[dns-operations] Getting rid of ISP's recursive DNS servers? (Was: Eircom "DNS Attacks" ?
Suzanne Woolf
woolf at isc.org
Sun Jul 19 13:43:52 UTC 2009
On Sun, Jul 19, 2009 at 11:50:47AM +0200, Florian Weimer wrote:
> * Stephane Bortzmeyer:
>
> > Because, if any SOHO (and, why not, residential users) suddenly
> > starts to have its own complete resolver, the load on root name
> > servers (and TLD name servers) will increase (see Bill Manning's
> > article for actual measurements).
>
> I was under the impression that the root load consists mostly of junk
> queries for non-existing parts of the tree. Aren't those mostly
> random and therefore not subject to caching anyway?
The current root load consists mostly (90+%) of queries for which
NXDOMAIN is the offered answer.

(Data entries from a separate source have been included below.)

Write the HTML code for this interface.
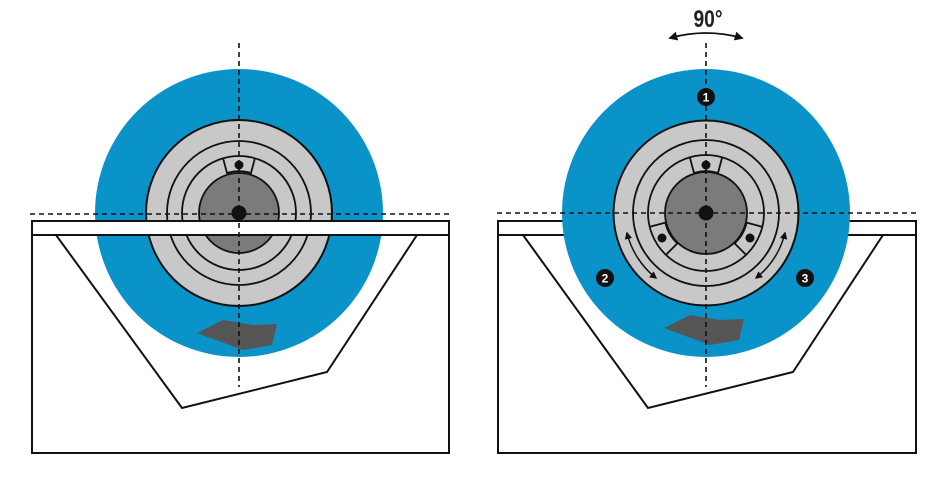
<!DOCTYPE html>
<html><head><meta charset="utf-8"><style>
html,body{margin:0;padding:0;background:#fff;}
svg{display:block;}
</style></head><body>
<svg width="948" height="483" viewBox="0 0 948 483" xmlns="http://www.w3.org/2000/svg">
<defs>
<marker id="ah" viewBox="0 0 10 10" refX="8" refY="5" markerWidth="5" markerHeight="5" orient="auto-start-reverse">
<path d="M0,0 L10,5 L0,10 z" fill="#111"/>
</marker>
<g id="keeper">
<path d="M-16,-55 L-12,-40 A40,40 0 0 1 12,-40 L16,-55" fill="none" stroke="#111" stroke-width="1.8"/>
</g>
</defs>

<!-- LEFT FIGURE -->
<g>
<circle cx="239" cy="213" r="144" fill="#0a93c9"/>
<circle cx="239" cy="213" r="93" fill="#c8c8c8" stroke="#111" stroke-width="2"/>
<circle cx="239" cy="213" r="72" fill="none" stroke="#111" stroke-width="1.8"/>
<circle cx="239" cy="213" r="57" fill="none" stroke="#111" stroke-width="1.8"/>
<circle cx="239" cy="213" r="40" fill="#7b7b7b" stroke="#111" stroke-width="1.8"/>
<g transform="translate(239,213)"><use href="#keeper"/></g>
<circle cx="239" cy="165" r="4.5" fill="#111"/>
<polygon points="197,333 223,320 253,325 277,324 272,345 243,350" fill="#555"/>
<rect x="32" y="221" width="417" height="14" fill="#fff" stroke="#111" stroke-width="2"/>
<path d="M32,235 L32,453 L449,453 L449,235" fill="none" stroke="#111" stroke-width="2"/>
<polyline points="56,235 182,408 327,372 417,235" fill="none" stroke="#111" stroke-width="2"/>
<line x1="30" y1="214" x2="451" y2="214" stroke="#111" stroke-width="1.6" stroke-dasharray="5,4"/>
<line x1="239" y1="43" x2="239" y2="387" stroke="#111" stroke-width="1.6" stroke-dasharray="5,4"/>
<circle cx="239" cy="213" r="7.5" fill="#111"/>
</g>

<!-- RIGHT FIGURE -->
<g>
<rect x="498" y="221" width="418" height="14" fill="#fff" stroke="#111" stroke-width="2"/>
<path d="M498,235 L498,453 L916,453 L916,235" fill="none" stroke="#111" stroke-width="2"/>
<polyline points="523,235 648,408 793,372 883,235" fill="none" stroke="#111" stroke-width="2"/>
<circle cx="706" cy="213" r="144" fill="#0a93c9"/>
<circle cx="706" cy="213" r="92.5" fill="#c8c8c8" stroke="#111" stroke-width="2"/>
<circle cx="706" cy="213" r="73" fill="none" stroke="#111" stroke-width="1.8"/>
<circle cx="706" cy="213" r="58" fill="none" stroke="#111" stroke-width="1.8"/>
<circle cx="706" cy="213" r="41" fill="#7b7b7b" stroke="#111" stroke-width="1.8"/>
<g transform="translate(706,213)"><use href="#keeper"/></g>
<g transform="translate(706,213) rotate(-120)"><use href="#keeper"/></g>
<g transform="translate(706,213) rotate(120)"><use href="#keeper"/></g>
<circle cx="706" cy="165" r="4.5" fill="#111"/>
<circle cx="662" cy="238" r="4.5" fill="#111"/>
<circle cx="750" cy="238" r="4.5" fill="#111"/>
<polygon points="664,328 690,315 720,320 744,319 739,340 710,345" fill="#555"/>
<line x1="497" y1="213" x2="916" y2="213" stroke="#111" stroke-width="1.6" stroke-dasharray="5,4"/>
<line x1="706" y1="43" x2="706" y2="387" stroke="#111" stroke-width="1.6" stroke-dasharray="5,4"/>
<circle cx="706" cy="213" r="7.5" fill="#111"/>
<path d="M627,233 A82,82 0 0 0 656,278" fill="none" stroke="#111" stroke-width="1.5" marker-start="url(#ah)" marker-end="url(#ah)"/>
<path d="M785,233 A82,82 0 0 1 756,278" fill="none" stroke="#111" stroke-width="1.5" marker-start="url(#ah)" marker-end="url(#ah)"/>
<g font-family="Liberation Sans, sans-serif" font-weight="bold" font-size="12" fill="#fff" text-anchor="middle">
<circle cx="706" cy="97" r="9" fill="#111"/><text x="706" y="101.5">1</text>
<circle cx="605" cy="278" r="9" fill="#111"/><text x="605" y="282.5">2</text>
<circle cx="805" cy="278" r="9" fill="#111"/><text x="805" y="282.5">3</text>
</g>
<text x="708" y="27" font-family="Liberation Sans, sans-serif" font-size="24" font-weight="bold" fill="#222" text-anchor="middle" transform="translate(708,0) scale(0.8,1) translate(-708,0)">90°</text>
<path d="M670,38 Q706,28 742,38" fill="none" stroke="#111" stroke-width="1.8" marker-start="url(#ah)" marker-end="url(#ah)"/>
</g>
</svg>
</body></html>
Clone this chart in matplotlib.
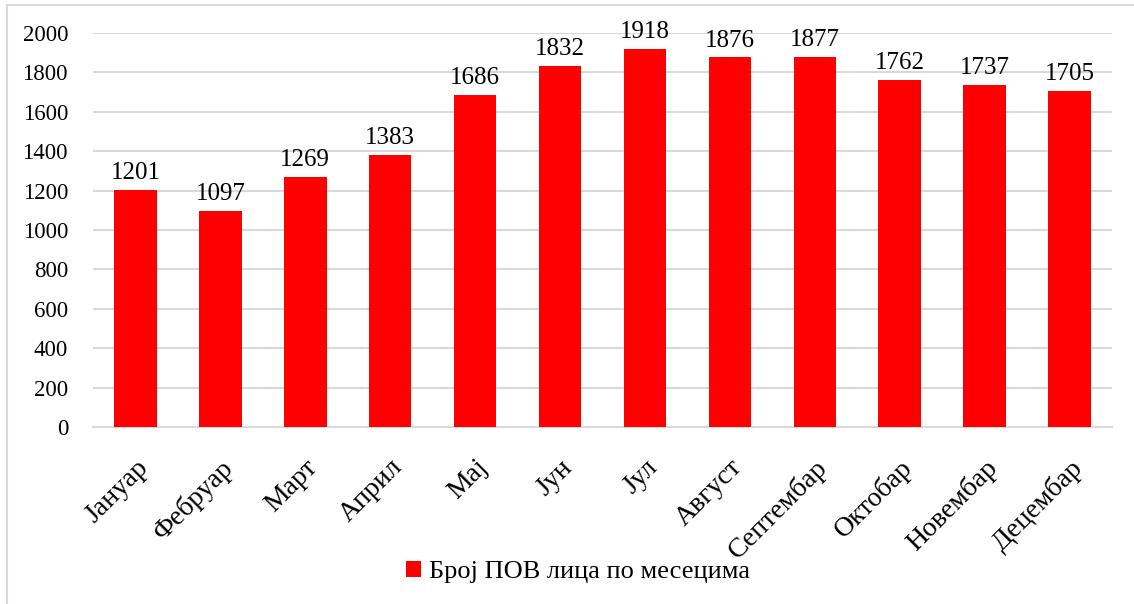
import matplotlib.pyplot as plt
from matplotlib.patches import Rectangle

months = ["Јануар", "Фебруар", "Март", "Април", "Мај", "Јун", "Јул",
          "Август", "Септембар", "Октобар", "Новембар", "Децембар"]
counts = [1201, 1097, 1269, 1383, 1686, 1832, 1918, 1876, 1877, 1762, 1737, 1705]
series_name = "Број ПОВ лица по месецима"
yticks = [0, 200, 400, 600, 800, 1000, 1200, 1400, 1600, 1800, 2000]

serif = ['Liberation Serif', 'DejaVu Serif']
plt.rcParams['font.family'] = serif

fig = plt.figure(figsize=(11.34, 6.04), dpi=100)
ax = fig.add_axes([93 / 1134, 1 - 427 / 604, (1112 - 93) / 1134, (427 - 33) / 604])

# light frame around the chart area
fig.patches.append(Rectangle((7 / 1134, -0.05), 1.2, 1 - 5 / 604 + 0.05,
                             transform=fig.transFigure, fill=False,
                             edgecolor="#d9d9d9", linewidth=1.5))

x = range(len(months))
bars = ax.bar(x, counts, width=0.5, color="#ff0000", label=series_name, zorder=3)

for xi, v in zip(x, counts):
    ax.text(xi, v + 30, str(v), ha="center", va="bottom", fontsize=18, family=serif)

ax.set_xlim(-0.5, len(months) - 0.5)
ax.set_ylim(0, 2000)
ax.set_yticks(yticks)
ax.set_yticklabels([str(t) for t in yticks], fontsize=16.5, family=serif)
ax.set_xticks(list(x))
ax.set_xticklabels(months, rotation=45, ha="right", rotation_mode="anchor",
                   fontsize=20, family=serif)
ax.tick_params(axis="both", length=0)
ax.tick_params(axis="y", pad=18)
ax.tick_params(axis="x", pad=20)

ax.grid(axis="y", color="#d9d9d9", linewidth=1.5, zorder=0)
for s in ["top", "right", "left"]:
    ax.spines[s].set_visible(False)
ax.spines["bottom"].set_color("#d9d9d9")
ax.spines["bottom"].set_linewidth(1.5)

fig.legend(handles=[bars], labels=[series_name], loc="center",
           bbox_to_anchor=(578 / 1134, 1 - 572 / 604), frameon=False,
           prop={'family': serif, 'size': 19},
           handlelength=0.6, handleheight=0.6, handletextpad=0.3)

fig.savefig("out.png", dpi=100)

Some clients do negative caching
properly, some don't, so it's hard to quantify the benefit.
Further, root server operations massively over-provision for current
or reasonably foreseen "legitimate" traffic in anticipation of DDoS.
The measurements offered are a good start (see also the references in
the article for more, IIRC the most recent strictly empirical paper
cited is 2002). It would be nice to have more data, however,
particularly in view of not only increasing the size of root responses
with DNSSEC, but possible changes in localization of names queried if
the number of TLDs expands significantly under ICANN's new gTLD and
IDN deployment plans. I'm particularly curious about a scenario where
some combination of new gTLDs and IDNs shifts significant load away
from one or two of the current gTLDs and onto multiple new ones.